#### Task objective:
Go through the records and copy each line where the word "LaTeX" occurs.

[Records from a collection]
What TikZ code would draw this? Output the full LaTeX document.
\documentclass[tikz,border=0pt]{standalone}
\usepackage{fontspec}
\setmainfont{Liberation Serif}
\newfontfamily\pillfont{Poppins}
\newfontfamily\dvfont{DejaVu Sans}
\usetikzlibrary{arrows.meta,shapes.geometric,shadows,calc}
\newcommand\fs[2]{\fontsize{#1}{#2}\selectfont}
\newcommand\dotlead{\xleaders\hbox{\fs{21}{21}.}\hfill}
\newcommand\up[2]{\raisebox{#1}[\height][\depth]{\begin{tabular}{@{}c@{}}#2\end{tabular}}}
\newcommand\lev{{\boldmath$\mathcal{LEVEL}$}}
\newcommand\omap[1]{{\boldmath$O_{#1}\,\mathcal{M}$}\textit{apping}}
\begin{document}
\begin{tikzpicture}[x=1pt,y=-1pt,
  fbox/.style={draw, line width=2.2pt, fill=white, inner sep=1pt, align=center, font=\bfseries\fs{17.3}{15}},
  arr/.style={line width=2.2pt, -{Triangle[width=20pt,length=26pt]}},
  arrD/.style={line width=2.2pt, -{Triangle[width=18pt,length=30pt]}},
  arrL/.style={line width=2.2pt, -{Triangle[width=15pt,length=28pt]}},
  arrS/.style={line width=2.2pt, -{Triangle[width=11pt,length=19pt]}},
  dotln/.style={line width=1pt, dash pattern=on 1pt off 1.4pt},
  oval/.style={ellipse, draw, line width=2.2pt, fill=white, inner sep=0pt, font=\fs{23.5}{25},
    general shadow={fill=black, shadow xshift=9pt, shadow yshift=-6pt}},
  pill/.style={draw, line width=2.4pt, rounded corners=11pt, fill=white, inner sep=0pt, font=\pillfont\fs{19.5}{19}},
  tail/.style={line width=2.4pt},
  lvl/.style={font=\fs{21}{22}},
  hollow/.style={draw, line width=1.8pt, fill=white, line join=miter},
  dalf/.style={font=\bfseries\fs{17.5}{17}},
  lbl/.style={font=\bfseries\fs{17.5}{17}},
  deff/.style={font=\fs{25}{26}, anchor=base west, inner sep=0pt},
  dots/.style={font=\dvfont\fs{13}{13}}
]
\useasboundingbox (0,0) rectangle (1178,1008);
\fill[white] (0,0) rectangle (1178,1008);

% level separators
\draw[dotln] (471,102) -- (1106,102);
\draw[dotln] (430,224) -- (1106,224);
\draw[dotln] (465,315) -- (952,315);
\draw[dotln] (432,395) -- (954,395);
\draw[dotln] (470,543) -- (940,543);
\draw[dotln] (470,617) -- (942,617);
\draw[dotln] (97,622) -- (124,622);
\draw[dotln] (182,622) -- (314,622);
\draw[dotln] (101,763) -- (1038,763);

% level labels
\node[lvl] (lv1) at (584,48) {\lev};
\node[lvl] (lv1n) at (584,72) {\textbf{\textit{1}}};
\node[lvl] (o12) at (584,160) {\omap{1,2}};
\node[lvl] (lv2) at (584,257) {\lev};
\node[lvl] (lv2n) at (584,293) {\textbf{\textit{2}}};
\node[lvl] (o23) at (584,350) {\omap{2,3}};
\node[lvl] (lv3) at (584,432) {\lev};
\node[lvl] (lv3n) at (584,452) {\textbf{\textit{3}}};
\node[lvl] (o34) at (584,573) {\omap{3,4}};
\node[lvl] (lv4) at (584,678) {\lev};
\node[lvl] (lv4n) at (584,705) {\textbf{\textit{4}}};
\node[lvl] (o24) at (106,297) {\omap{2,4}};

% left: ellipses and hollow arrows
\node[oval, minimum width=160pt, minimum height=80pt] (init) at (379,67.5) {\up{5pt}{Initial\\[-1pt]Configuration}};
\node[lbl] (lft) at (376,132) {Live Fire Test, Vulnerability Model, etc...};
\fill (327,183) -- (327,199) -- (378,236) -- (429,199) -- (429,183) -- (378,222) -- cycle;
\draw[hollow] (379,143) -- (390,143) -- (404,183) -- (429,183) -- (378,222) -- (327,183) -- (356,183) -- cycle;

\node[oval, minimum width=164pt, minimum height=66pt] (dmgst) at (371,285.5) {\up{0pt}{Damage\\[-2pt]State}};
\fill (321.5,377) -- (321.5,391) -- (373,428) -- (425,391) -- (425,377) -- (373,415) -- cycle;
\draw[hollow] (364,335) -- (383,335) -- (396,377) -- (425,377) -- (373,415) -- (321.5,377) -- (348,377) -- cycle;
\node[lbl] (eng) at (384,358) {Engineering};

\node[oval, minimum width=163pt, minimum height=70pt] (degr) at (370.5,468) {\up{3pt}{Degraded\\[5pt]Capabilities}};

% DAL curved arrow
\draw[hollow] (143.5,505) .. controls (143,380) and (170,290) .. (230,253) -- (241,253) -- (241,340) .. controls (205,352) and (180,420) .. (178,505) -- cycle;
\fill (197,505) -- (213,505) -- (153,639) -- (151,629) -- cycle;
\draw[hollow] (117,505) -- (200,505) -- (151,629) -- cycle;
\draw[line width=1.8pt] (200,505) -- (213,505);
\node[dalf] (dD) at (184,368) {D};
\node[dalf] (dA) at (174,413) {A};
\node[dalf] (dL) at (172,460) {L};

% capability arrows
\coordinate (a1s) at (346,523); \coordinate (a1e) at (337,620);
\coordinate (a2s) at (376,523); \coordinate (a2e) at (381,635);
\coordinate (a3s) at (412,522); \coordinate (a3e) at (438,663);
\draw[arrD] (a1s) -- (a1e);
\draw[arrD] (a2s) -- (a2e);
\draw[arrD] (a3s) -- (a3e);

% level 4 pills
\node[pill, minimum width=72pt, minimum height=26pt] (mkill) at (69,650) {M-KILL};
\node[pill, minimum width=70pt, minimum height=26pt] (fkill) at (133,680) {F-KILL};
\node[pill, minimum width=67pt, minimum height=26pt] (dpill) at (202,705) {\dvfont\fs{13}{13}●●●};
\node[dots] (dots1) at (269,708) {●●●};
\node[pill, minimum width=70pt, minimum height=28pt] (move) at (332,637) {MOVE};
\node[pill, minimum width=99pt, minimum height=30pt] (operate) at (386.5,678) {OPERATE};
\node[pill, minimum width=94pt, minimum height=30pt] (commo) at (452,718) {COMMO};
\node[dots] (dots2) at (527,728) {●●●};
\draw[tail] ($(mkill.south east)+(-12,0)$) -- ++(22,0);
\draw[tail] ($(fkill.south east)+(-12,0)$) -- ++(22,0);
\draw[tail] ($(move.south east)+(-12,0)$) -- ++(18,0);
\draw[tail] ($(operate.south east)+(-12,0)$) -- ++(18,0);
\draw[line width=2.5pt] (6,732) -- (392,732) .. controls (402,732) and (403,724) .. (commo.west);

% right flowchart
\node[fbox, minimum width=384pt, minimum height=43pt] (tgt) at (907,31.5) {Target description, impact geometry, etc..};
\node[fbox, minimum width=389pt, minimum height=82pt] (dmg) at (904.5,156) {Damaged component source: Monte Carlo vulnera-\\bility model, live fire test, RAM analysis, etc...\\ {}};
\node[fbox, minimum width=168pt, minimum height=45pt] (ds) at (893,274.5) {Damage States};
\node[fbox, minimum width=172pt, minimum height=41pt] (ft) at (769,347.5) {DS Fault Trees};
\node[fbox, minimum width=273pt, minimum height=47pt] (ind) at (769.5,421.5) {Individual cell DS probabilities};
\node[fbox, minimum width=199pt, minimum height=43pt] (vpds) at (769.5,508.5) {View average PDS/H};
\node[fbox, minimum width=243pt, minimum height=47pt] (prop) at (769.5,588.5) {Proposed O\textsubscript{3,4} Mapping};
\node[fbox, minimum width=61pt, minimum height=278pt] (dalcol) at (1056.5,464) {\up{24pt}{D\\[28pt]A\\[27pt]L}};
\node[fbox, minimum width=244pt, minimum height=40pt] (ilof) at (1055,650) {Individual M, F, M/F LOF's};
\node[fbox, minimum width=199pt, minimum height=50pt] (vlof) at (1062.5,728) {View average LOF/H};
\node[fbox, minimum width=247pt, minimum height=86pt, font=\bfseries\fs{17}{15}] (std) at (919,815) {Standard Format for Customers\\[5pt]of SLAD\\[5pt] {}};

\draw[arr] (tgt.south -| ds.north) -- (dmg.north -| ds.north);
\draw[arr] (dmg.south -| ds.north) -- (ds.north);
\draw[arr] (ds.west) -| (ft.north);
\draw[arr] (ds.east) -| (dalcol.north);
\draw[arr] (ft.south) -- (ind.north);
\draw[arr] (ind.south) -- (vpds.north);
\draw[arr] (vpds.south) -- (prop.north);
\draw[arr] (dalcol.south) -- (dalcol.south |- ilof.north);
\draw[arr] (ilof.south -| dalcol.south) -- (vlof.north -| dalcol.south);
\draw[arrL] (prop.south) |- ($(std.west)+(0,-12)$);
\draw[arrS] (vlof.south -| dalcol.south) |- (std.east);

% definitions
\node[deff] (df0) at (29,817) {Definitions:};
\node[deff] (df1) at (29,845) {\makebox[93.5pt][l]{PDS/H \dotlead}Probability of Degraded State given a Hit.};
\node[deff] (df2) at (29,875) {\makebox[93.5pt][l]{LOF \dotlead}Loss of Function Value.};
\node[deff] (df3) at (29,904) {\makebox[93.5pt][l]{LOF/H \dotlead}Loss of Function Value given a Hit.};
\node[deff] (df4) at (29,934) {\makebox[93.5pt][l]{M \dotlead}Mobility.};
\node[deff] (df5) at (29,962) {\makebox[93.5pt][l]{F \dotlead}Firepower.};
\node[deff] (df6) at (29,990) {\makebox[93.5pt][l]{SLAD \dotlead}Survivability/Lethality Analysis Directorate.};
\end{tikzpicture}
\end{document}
...
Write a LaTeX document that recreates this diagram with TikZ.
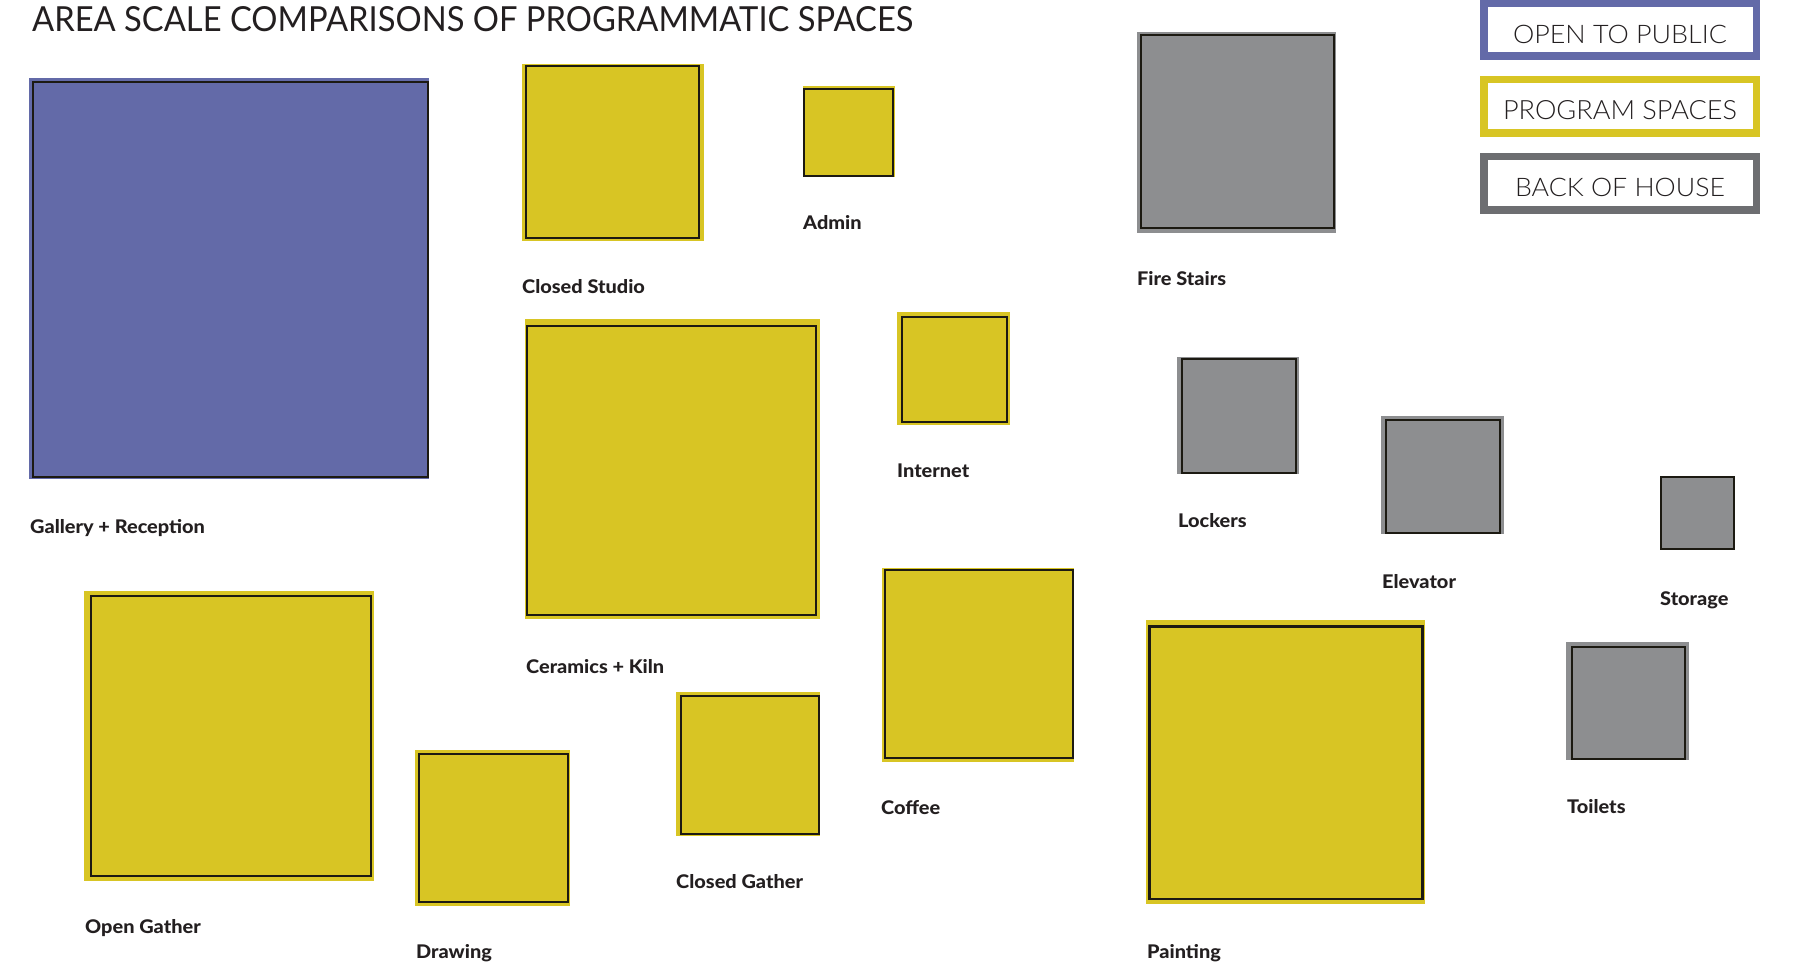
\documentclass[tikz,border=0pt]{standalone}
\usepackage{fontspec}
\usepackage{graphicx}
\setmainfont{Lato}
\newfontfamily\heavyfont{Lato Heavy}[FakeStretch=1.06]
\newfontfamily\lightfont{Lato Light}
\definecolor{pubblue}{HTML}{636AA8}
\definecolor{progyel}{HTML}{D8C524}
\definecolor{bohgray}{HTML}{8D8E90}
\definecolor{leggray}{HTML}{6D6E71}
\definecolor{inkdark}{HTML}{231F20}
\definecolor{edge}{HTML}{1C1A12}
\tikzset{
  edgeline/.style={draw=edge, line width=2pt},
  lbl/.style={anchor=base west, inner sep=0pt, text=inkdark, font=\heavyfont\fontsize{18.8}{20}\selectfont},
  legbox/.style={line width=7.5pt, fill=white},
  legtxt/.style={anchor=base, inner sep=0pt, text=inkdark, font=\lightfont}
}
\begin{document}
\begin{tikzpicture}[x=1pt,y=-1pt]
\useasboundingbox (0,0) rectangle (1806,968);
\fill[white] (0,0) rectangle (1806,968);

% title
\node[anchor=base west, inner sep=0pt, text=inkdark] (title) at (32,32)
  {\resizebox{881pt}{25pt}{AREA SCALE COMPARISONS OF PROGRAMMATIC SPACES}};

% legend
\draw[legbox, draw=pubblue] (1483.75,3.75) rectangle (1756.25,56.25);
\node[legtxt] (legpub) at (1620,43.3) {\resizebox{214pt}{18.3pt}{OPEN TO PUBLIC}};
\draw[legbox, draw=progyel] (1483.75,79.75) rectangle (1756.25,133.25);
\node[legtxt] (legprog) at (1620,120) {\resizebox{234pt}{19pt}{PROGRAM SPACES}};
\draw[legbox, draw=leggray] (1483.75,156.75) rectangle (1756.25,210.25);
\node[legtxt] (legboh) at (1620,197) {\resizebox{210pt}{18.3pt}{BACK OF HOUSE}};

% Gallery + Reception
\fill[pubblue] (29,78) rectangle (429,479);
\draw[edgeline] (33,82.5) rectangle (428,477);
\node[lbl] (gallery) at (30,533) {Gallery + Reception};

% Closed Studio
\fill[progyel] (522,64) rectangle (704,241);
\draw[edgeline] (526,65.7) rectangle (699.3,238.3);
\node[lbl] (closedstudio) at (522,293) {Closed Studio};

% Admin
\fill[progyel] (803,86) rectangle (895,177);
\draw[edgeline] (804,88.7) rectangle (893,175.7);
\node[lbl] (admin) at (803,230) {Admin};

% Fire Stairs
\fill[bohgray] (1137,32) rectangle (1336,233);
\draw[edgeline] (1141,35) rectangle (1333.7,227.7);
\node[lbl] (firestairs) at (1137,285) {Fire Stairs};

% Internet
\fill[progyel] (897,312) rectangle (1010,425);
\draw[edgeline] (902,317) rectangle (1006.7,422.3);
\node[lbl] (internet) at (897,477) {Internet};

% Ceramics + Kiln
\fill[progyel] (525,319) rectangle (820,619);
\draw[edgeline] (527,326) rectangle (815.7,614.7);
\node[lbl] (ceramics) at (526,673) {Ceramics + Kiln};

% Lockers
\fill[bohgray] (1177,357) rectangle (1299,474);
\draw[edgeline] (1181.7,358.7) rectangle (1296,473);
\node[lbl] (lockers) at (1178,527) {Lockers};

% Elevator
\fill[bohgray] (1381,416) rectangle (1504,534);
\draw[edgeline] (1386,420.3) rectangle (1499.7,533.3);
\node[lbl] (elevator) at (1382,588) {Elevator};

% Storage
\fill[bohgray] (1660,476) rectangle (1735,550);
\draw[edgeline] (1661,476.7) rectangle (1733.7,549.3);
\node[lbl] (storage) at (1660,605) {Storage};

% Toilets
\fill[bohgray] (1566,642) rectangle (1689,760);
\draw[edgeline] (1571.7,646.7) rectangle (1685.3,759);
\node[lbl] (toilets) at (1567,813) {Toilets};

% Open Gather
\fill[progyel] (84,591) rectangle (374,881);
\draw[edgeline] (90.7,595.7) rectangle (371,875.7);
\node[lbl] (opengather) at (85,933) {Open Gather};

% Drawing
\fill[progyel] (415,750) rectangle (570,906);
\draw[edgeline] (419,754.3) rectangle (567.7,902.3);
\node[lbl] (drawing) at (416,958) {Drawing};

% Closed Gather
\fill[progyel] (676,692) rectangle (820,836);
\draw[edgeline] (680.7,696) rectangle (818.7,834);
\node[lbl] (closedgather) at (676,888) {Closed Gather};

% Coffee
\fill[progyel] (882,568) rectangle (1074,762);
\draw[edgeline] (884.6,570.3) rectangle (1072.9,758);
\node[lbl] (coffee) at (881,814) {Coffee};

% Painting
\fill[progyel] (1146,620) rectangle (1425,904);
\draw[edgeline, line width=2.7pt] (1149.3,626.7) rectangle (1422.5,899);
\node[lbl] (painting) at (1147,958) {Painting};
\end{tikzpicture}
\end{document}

#### Solved problem:
What TikZ code would draw this? Output the full LaTeX document.
Write a LaTeX document that recreates this diagram with TikZ.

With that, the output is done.